[PROBLEM REQUIREMENTS]
Exclude pictures. Extract exactly the lines from the one that contains "Emit a Python" down to the one that contains "from bokeh.resources import INLINE", both included.

[ITEMS]

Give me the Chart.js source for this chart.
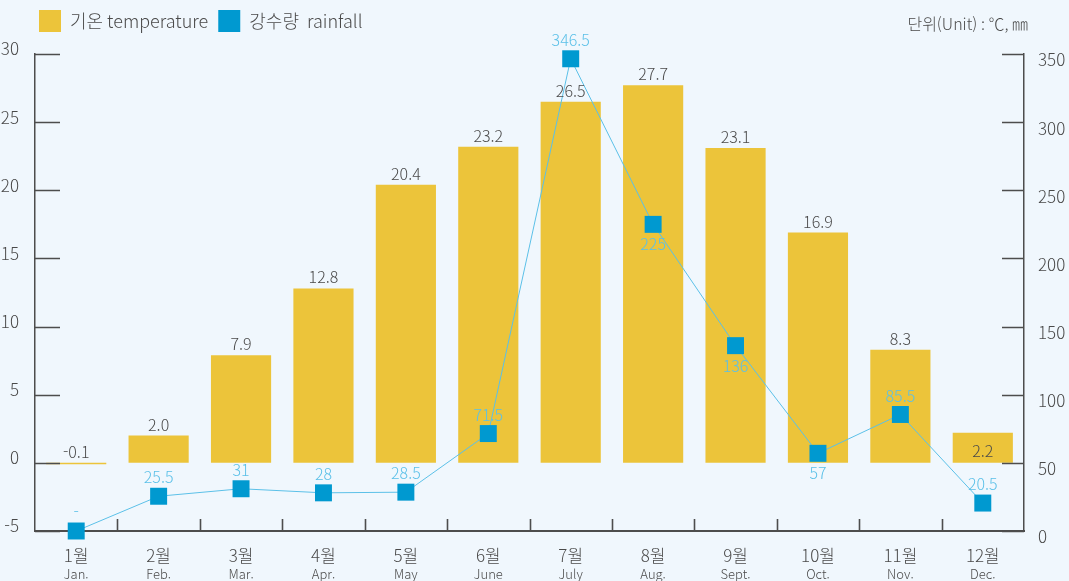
<!DOCTYPE html>
<html lang="ko">
<head>
<meta charset="utf-8">
<script src="https://cdn.jsdelivr.net/npm/chart.js@4.4.1/dist/chart.umd.min.js"></script>
<style>
    html, body { margin: 0; padding: 0; background: #f0f7fd; }
    #wrap { width: 1069px; height: 581px; position: relative; }
</style>
</head>
<body>
<div id="wrap"><canvas id="chart"></canvas></div>
<script>
const months = ['1월', '2월', '3월', '4월', '5월', '6월', '7월', '8월', '9월', '10월', '11월', '12월'];
const monthsEn = ['Jan.', 'Feb.', 'Mar.', 'Apr.', 'May', 'June', 'July', 'Aug.', 'Sept.', 'Oct.', 'Nov.', 'Dec.'];
const temperature = [-0.1, 2.0, 7.9, 12.8, 20.4, 23.2, 26.5, 27.7, 23.1, 16.9, 8.3, 2.2];
const rainfall = [0, 25.5, 31, 28, 28.5, 71.5, 346.5, 225, 136, 57, 85.5, 20.5];
const rainfallLabels = ['-', '25.5', '31', '28', '28.5', '71.5', '346.5', '225', '136', '57', '85.5', '20.5'];

const FONT = "'Noto Sans CJK KR', 'Noto Sans', sans-serif";
const TEXT = '#4a4a4a';
const AXIS = '#4d4d4d';
const BAR = '#ecc43a';
const MARKER = '#0099d0';
const LINE = '#5bc0e8';

// legend sits a bit further right and higher than chart.js puts it
const legendShift = {
    id: 'legendShift',
    afterLayout(chart) {
        chart.legend.left += 29;
        chart.legend.top -= 12;
    }
};

// ticks pointing into the plot, value labels, english month names, unit text
const decorations = {
    id: 'decorations',
    afterDatasetsDraw(chart, args, opts) {
        const { ctx, chartArea: area, scales } = chart;
        ctx.save();
        ctx.strokeStyle = AXIS;
        ctx.lineWidth = 1.6;
        ctx.beginPath();
        scales.y.ticks.forEach((t, i) => {
            const y = Math.round(scales.y.getPixelForTick(i)) + 0.5;
            ctx.moveTo(area.left, y);
            ctx.lineTo(area.left + 25, y);
        });
        scales.y1.ticks.forEach((t, i) => {
            const y = Math.round(scales.y1.getPixelForTick(i)) + 0.5;
            ctx.moveTo(area.right - 22, y);
            ctx.lineTo(area.right, y);
        });
        for (let i = 1; i < months.length; i++) {
            const x = Math.round((scales.x.getPixelForTick(i - 1) + scales.x.getPixelForTick(i)) / 2) + 0.5;
            ctx.moveTo(x, area.bottom);
            ctx.lineTo(x, area.bottom - 12);
        }
        ctx.stroke();

        ctx.font = '300 16px ' + FONT;
        ctx.textAlign = 'center';
        ctx.textBaseline = 'middle';

        ctx.fillStyle = TEXT;
        chart.getDatasetMeta(0).data.forEach((el, i) => {
            const inside = opts.tempInside.includes(i);
            const y = temperature[i] < 0 ? el.base - 11 : (inside ? el.y + 18 : el.y - 11);
            ctx.fillText(temperature[i].toFixed(1), el.x, y);
        });

        ctx.fillStyle = LINE;
        chart.getDatasetMeta(1).data.forEach((el, i) => {
            const below = opts.rainBelow.includes(i);
            ctx.fillText(rainfallLabels[i], el.x, below ? el.y + 20 : el.y - 19);
        });
        ctx.restore();
    },
    afterDraw(chart) {
        const { ctx, chartArea: area, scales } = chart;
        ctx.save();
        ctx.fillStyle = TEXT;
        ctx.textBaseline = 'middle';
        ctx.textAlign = 'center';
        ctx.font = '300 13px ' + FONT;
        monthsEn.forEach((m, i) => ctx.fillText(m, scales.x.getPixelForTick(i), area.bottom + 43));
        ctx.textAlign = 'right';
        ctx.font = '300 16px ' + FONT;
        ctx.fillText('단위(Unit) : ℃, ㎜', 1028, 24);
        ctx.restore();
    }
};

new Chart(document.getElementById('chart'), {
    data: {
        labels: months,
        datasets: [
            {
                type: 'bar',
                label: '기온 temperature',
                data: temperature,
                backgroundColor: BAR,
                borderWidth: 0,
                barPercentage: 0.73,
                categoryPercentage: 1,
                yAxisID: 'y',
                order: 2,
            },
            {
                type: 'line',
                label: '강수량  rainfall',
                data: rainfall,
                borderColor: LINE,
                borderWidth: 1,
                backgroundColor: MARKER,
                pointStyle: 'rect',
                pointRadius: 12,
                pointBorderWidth: 0,
                pointBackgroundColor: MARKER,
                fill: false,
                tension: 0,
                clip: false,
                yAxisID: 'y1',
                order: 1,
            },
        ],
    },
    options: {
        responsive: true,
        maintainAspectRatio: false,
        animation: false,
        layout: { padding: { left: 0, top: 12, right: 0, bottom: 0 } },
        plugins: {
            legend: {
                display: true,
                position: 'top',
                align: 'start',
                labels: {
                    boxWidth: 22,
                    boxHeight: 22,
                    padding: 10,
                    color: TEXT,
                    font: { family: FONT, size: 18, weight: '300' },
                    sort: (a, b) => a.datasetIndex - b.datasetIndex,
                    generateLabels(chart) {
                        const items = Chart.defaults.plugins.legend.labels.generateLabels(chart);
                        items.forEach((it) => {
                            it.strokeStyle = it.fillStyle;
                            it.lineWidth = 0;
                        });
                        return items;
                    },
                },
            },
            tooltip: { enabled: false },
            decorations: {
                tempInside: [11],
                rainBelow: [7, 8, 9],
            },
        },
        scales: {
            x: {
                offset: true,
                grid: { display: false },
                border: { display: true, color: AXIS, width: 2 },
                ticks: {
                    color: TEXT,
                    font: { family: FONT, size: 17, weight: '300' },
                    padding: 6,
                    maxRotation: 0,
                },
                afterFit: (s) => { s.height = 50; },
            },
            y: {
                position: 'left',
                min: -5,
                max: 30,
                grid: { display: false },
                border: { display: true, color: AXIS, width: 1.5 },
                ticks: {
                    stepSize: 5,
                    color: TEXT,
                    font: { family: FONT, size: 17, weight: '300' },
                    padding: 8,
                    labelOffset: -5,
                },
                afterFit: (s) => { s.width = 35; },
            },
            y1: {
                position: 'right',
                min: 0,
                max: 350,
                grid: { display: false },
                border: { display: true, color: AXIS, width: 1.5 },
                ticks: {
                    stepSize: 50,
                    color: TEXT,
                    font: { family: FONT, size: 17, weight: '300' },
                    padding: 6,
                    labelOffset: 6,
                },
                afterFit: (s) => { s.width = 45; },
            },
        },
    },
    plugins: [legendShift, decorations],
});
</script>
</body>
</html>
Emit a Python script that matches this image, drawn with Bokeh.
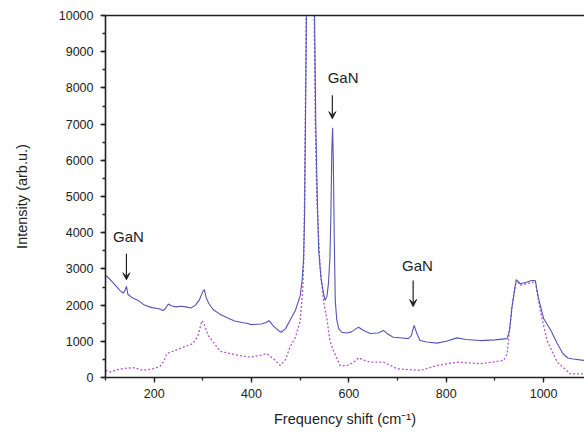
from bokeh.plotting import figure
from bokeh.models import Range1d, LinearAxis, Arrow, VeeHead, SingleIntervalTicker, FixedTicker, Label
from bokeh.embed import file_html
from bokeh.resources import INLINE

# Raman spectrum, solid (with GaN) curve
solid_x = [100, 110, 120, 130, 136, 140, 143, 146, 155, 167, 180, 195, 210, 218, 223, 229, 235, 245,
           255, 265, 275, 285, 293, 300, 303, 307, 312, 321, 335, 350, 365, 380, 390, 400, 420, 430,
           436, 445, 455, 461, 470, 480, 490, 500, 504, 507, 509, 510, 511.5, 513, 516, 521, 526, 529,
           532, 535, 538, 543, 548, 551, 555, 558, 561, 563, 565, 566.5, 568, 570, 572, 575, 579, 585,
           595, 605, 615, 620, 630, 644, 660, 671, 680, 691, 710, 722, 728, 734, 740, 746, 760, 781,
           800, 822, 840, 870, 900, 925, 930, 935, 940, 944, 952, 965, 975, 983, 989, 1000, 1015, 1028,
           1040, 1050, 1060, 1084]
solid_y = [2830, 2700, 2550, 2400, 2330, 2400, 2520, 2300, 2200, 2130, 2000, 1930, 1900, 1850, 1900,
           2030, 1980, 1950, 1970, 1950, 1920, 2000, 2150, 2380, 2430, 2200, 2050, 1880, 1750, 1650,
           1560, 1520, 1500, 1460, 1480, 1520, 1570, 1420, 1300, 1250, 1350, 1600, 1850, 2260, 2700,
           3300, 4500, 6000, 8000, 10500, 20000, 30000, 20000, 10500, 7000, 5000, 3500, 2700, 2320,
           2130, 2250, 2600, 3300, 4500, 6300, 6900, 6000, 3800, 2130, 1600, 1350, 1250, 1230, 1260,
           1350, 1390, 1300, 1215, 1230, 1300, 1200, 1110, 1090, 1075, 1150, 1440, 1200, 1020, 980,
           950, 1000, 1095, 1050, 1020, 1040, 1075, 1300, 1940, 2400, 2700, 2590, 2630, 2680, 2680,
           2220, 1630, 1300, 940, 650, 540, 510, 470]

# Reference (dotted) curve
dotted_x = [100, 110, 125, 144, 160, 177, 200, 212, 220, 226, 253, 280, 290, 298, 302, 311, 336, 370,
            397, 420, 431, 445, 459, 470, 479, 490, 500, 505, 507, 509, 511, 513, 521, 528, 531, 534,
            538, 541, 548, 555, 561, 568, 582, 596, 610, 620, 630, 644, 671, 699, 747, 781, 822, 870,
            918, 925, 935, 944, 952, 983, 993, 1007, 1028, 1055, 1084]
dotted_y = [195, 150, 220, 260, 270, 195, 250, 310, 450, 660, 800, 940, 1150, 1570, 1500, 1160, 720,
            620, 560, 620, 660, 520, 330, 500, 840, 1100, 1570, 2400, 3150, 5000, 8000, 11000, 30000,
            11000, 7000, 5000, 3800, 3040, 2100, 1600, 1020, 750, 330, 330, 420, 545, 480, 425, 425,
            240, 195, 330, 425, 380, 470, 650, 1950, 2700, 2550, 2650, 1850, 1020, 425, 100, 100]

# Annotations: label, peak position
ann_labels = ["GaN", "GaN", "GaN"]
ann_peaks = [143, 566, 732]

p = figure(width=584, height=439, output_backend="svg", toolbar_location=None,
           x_range=Range1d(100, 1084), y_range=Range1d(0, 10000),
           min_border_left=105, min_border_right=0, min_border_top=15, min_border_bottom=62)
p.outline_line_color = None
p.xgrid.visible = False
p.ygrid.visible = False
p.background_fill_color = "white"
p.border_fill_color = "white"

p.line(dotted_x, dotted_y, line_color="#b255c8", line_width=1.3, line_dash="2 2")
p.line(solid_x, solid_y, line_color="#5454b8", line_width=1.1)

font = "Liberation Sans"
for ax in (p.xaxis[0], p.yaxis[0]):
    ax.axis_line_color = "#222222"
    ax.axis_line_width = 1.6
    ax.major_tick_line_color = "#222222"
    ax.minor_tick_line_color = "#222222"
    ax.major_tick_line_width = 1.3
    ax.minor_tick_line_width = 1.3
    ax.major_tick_in = 0
    ax.major_tick_out = 5
    ax.minor_tick_in = 0
    ax.minor_tick_out = 3
    ax.major_label_text_font = font
    ax.major_label_text_font_size = "12.5px"
    ax.major_label_text_color = "#222222"
    ax.axis_label_text_font = font
    ax.axis_label_text_font_size = "14.5px"
    ax.axis_label_text_font_style = "normal"
    ax.axis_label_text_color = "#222222"

p.xaxis[0].ticker = SingleIntervalTicker(interval=200, num_minor_ticks=2)
p.yaxis[0].ticker = SingleIntervalTicker(interval=1000, num_minor_ticks=2)
p.xaxis[0].axis_label = "Frequency shift (cm\u207b\u00b9)"
p.yaxis[0].axis_label = "Intensity (arb.u.)"
p.xaxis[0].major_label_standoff = 6
p.yaxis[0].major_label_standoff = 7
p.xaxis[0].axis_label_standoff = 10
p.yaxis[0].axis_label_standoff = 26

top = LinearAxis(ticker=FixedTicker(ticks=[]), axis_line_color="#222222", axis_line_width=1.6,
                 major_tick_line_color=None, minor_tick_line_color=None,
                 major_label_standoff=0)
p.add_layout(top, "above")

# GaN annotations
lab_off = [4, 22, 9]
lab_y = [3900, 8300, 3100]
arr_top = [3420, 7800, 2680]
arr_bot = [2700, 7150, 1960]
for i, txt in enumerate(ann_labels):
    x0 = ann_peaks[i]
    p.add_layout(Label(x=x0 + lab_off[i], y=lab_y[i], text=txt, text_align="center",
                       text_baseline="middle", text_font=font, text_font_size="15px",
                       text_color="#222222"))
    p.add_layout(Arrow(end=VeeHead(size=7, line_color="#222222", fill_color="#222222",
                                   line_width=1),
                       x_start=x0, y_start=arr_top[i], x_end=x0, y_end=arr_bot[i],
                       line_color="#222222", line_width=1.2))

open("out.html", "w").write(file_html(p, INLINE))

[RESULT OF THIS TASK]
Emit a Python script that matches this image, drawn with Bokeh.
from bokeh.plotting import figure
from bokeh.models import Range1d, LinearAxis, Arrow, VeeHead, SingleIntervalTicker, FixedTicker, Label
from bokeh.embed import file_html
from bokeh.resources import INLINE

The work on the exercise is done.